GIVEN DATA:
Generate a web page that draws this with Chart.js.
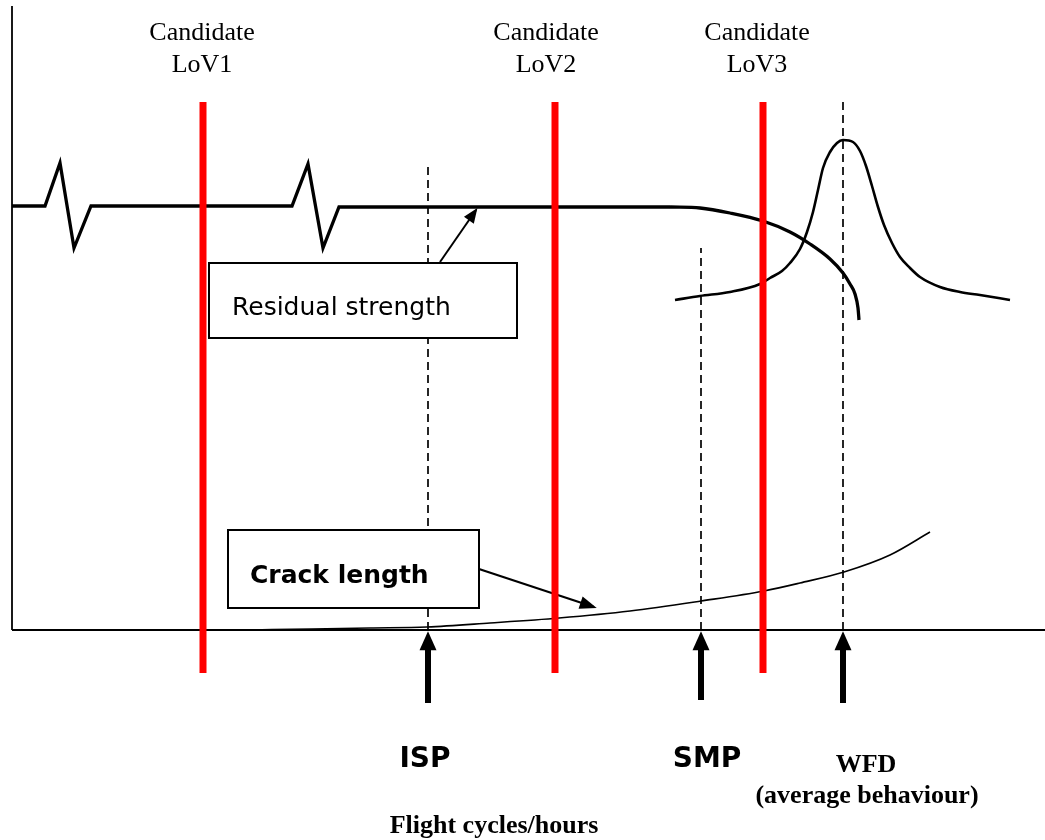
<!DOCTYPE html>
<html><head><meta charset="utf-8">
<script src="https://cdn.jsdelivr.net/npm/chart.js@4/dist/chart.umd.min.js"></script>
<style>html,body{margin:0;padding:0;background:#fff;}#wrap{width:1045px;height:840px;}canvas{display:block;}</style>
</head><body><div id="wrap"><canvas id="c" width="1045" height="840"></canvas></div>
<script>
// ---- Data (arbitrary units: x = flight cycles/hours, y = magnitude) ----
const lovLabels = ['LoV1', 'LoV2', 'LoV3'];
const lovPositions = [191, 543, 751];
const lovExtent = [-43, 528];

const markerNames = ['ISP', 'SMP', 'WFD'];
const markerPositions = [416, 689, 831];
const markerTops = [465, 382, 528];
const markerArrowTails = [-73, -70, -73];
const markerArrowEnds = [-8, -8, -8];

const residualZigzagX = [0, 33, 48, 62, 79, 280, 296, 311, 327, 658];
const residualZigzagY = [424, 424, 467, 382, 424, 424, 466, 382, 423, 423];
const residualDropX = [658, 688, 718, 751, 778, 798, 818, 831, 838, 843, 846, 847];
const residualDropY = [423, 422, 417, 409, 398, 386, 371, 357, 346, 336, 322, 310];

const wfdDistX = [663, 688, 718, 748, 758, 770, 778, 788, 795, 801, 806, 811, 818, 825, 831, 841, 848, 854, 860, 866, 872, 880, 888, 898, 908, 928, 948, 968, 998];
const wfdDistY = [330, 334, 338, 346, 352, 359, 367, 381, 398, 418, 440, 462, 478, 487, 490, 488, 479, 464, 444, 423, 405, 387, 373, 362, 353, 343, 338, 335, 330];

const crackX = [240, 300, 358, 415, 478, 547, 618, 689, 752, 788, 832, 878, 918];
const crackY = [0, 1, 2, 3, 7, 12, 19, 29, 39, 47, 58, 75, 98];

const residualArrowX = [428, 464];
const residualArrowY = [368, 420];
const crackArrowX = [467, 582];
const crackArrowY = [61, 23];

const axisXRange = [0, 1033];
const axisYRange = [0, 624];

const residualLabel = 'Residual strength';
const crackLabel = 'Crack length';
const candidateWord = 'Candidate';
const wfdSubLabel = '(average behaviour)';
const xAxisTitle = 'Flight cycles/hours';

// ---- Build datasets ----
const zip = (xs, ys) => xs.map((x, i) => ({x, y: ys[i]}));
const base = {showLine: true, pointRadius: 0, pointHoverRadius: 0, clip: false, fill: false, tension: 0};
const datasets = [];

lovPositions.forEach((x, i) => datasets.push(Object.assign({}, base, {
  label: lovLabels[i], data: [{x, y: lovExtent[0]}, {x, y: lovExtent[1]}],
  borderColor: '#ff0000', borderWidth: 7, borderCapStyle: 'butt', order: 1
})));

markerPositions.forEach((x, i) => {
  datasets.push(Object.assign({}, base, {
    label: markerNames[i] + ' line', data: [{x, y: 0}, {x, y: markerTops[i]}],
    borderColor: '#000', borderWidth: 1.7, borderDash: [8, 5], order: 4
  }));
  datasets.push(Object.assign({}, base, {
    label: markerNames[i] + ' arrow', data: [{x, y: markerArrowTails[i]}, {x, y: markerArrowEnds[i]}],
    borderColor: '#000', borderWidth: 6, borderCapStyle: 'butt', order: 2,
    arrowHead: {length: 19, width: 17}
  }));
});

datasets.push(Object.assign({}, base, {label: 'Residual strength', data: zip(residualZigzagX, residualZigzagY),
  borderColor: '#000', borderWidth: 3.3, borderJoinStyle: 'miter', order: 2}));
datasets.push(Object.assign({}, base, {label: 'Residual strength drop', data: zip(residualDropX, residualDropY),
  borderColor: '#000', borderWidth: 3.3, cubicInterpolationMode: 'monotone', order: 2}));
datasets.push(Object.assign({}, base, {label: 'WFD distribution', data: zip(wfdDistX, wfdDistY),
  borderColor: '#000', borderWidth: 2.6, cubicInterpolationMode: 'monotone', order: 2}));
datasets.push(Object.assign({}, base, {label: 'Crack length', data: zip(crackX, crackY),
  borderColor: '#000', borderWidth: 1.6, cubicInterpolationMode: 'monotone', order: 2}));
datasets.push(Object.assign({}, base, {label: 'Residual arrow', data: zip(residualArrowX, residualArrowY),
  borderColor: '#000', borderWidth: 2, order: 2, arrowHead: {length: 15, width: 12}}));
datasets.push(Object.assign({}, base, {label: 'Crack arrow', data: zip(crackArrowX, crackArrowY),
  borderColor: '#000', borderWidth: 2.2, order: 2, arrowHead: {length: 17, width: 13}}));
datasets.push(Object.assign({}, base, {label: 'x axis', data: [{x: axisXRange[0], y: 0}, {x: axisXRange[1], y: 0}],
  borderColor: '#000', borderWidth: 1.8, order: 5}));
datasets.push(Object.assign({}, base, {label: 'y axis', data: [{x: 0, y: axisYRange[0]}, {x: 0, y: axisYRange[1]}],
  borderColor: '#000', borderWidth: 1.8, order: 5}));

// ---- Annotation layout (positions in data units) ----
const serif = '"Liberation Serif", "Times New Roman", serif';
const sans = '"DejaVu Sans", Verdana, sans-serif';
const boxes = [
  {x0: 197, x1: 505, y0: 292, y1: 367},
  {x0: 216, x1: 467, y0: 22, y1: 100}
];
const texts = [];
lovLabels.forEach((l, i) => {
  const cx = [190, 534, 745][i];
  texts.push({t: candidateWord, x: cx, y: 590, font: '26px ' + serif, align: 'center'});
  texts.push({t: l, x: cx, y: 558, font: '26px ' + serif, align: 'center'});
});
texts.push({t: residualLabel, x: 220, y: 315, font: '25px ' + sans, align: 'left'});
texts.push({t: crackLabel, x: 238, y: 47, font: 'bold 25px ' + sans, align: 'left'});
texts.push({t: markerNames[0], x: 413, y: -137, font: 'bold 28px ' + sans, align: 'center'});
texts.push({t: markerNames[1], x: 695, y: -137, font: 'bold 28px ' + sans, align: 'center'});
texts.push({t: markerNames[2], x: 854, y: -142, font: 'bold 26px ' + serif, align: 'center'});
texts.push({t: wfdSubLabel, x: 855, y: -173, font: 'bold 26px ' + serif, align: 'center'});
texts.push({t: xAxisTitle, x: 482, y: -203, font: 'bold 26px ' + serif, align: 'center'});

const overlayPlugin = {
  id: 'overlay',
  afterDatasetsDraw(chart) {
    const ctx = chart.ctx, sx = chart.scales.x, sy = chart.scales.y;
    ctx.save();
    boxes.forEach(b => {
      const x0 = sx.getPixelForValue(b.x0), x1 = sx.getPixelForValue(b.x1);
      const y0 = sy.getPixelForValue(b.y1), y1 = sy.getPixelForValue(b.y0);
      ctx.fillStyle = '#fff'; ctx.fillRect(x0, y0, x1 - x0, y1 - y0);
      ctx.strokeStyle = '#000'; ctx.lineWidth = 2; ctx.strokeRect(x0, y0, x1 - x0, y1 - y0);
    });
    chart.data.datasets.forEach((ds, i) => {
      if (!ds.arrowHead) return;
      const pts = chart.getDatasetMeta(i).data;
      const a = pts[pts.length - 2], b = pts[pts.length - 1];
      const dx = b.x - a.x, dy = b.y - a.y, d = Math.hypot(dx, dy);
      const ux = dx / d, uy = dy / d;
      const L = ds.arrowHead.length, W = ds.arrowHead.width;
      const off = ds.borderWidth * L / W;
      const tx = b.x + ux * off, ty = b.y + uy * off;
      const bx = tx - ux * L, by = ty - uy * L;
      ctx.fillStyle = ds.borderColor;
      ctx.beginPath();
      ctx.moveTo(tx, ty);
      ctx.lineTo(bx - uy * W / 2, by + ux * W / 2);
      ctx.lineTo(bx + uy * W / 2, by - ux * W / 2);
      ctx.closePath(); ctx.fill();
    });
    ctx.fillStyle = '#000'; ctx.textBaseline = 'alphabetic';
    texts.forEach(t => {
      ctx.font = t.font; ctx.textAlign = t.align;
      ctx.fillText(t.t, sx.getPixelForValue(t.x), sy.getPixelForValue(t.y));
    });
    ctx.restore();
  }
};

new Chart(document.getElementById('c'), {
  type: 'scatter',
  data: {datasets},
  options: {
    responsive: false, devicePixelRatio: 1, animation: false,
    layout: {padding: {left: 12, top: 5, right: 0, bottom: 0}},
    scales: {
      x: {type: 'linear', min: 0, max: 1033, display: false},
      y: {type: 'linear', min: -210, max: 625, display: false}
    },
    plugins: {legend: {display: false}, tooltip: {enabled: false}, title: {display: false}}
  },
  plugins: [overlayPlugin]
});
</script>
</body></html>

TO BE DONE: Take the lines from the start of the material to the line with "338, 335, 330];", both included, and transcribe them exactly without the pictures.

ANSWER TO THE EXERCISE:
Generate a web page that draws this with Chart.js.
<!DOCTYPE html>
<html><head><meta charset="utf-8">
<script src="https://cdn.jsdelivr.net/npm/chart.js@4/dist/chart.umd.min.js"></script>
<style>html,body{margin:0;padding:0;background:#fff;}#wrap{width:1045px;height:840px;}canvas{display:block;}</style>
</head><body><div id="wrap"><canvas id="c" width="1045" height="840"></canvas></div>
<script>
// ---- Data (arbitrary units: x = flight cycles/hours, y = magnitude) ----
const lovLabels = ['LoV1', 'LoV2', 'LoV3'];
const lovPositions = [191, 543, 751];
const lovExtent = [-43, 528];

const markerNames = ['ISP', 'SMP', 'WFD'];
const markerPositions = [416, 689, 831];
const markerTops = [465, 382, 528];
const markerArrowTails = [-73, -70, -73];
const markerArrowEnds = [-8, -8, -8];

const residualZigzagX = [0, 33, 48, 62, 79, 280, 296, 311, 327, 658];
const residualZigzagY = [424, 424, 467, 382, 424, 424, 466, 382, 423, 423];
const residualDropX = [658, 688, 718, 751, 778, 798, 818, 831, 838, 843, 846, 847];
const residualDropY = [423, 422, 417, 409, 398, 386, 371, 357, 346, 336, 322, 310];

const wfdDistX = [663, 688, 718, 748, 758, 770, 778, 788, 795, 801, 806, 811, 818, 825, 831, 841, 848, 854, 860, 866, 872, 880, 888, 898, 908, 928, 948, 968, 998];
const wfdDistY = [330, 334, 338, 346, 352, 359, 367, 381, 398, 418, 440, 462, 478, 487, 490, 488, 479, 464, 444, 423, 405, 387, 373, 362, 353, 343, 338, 335, 330];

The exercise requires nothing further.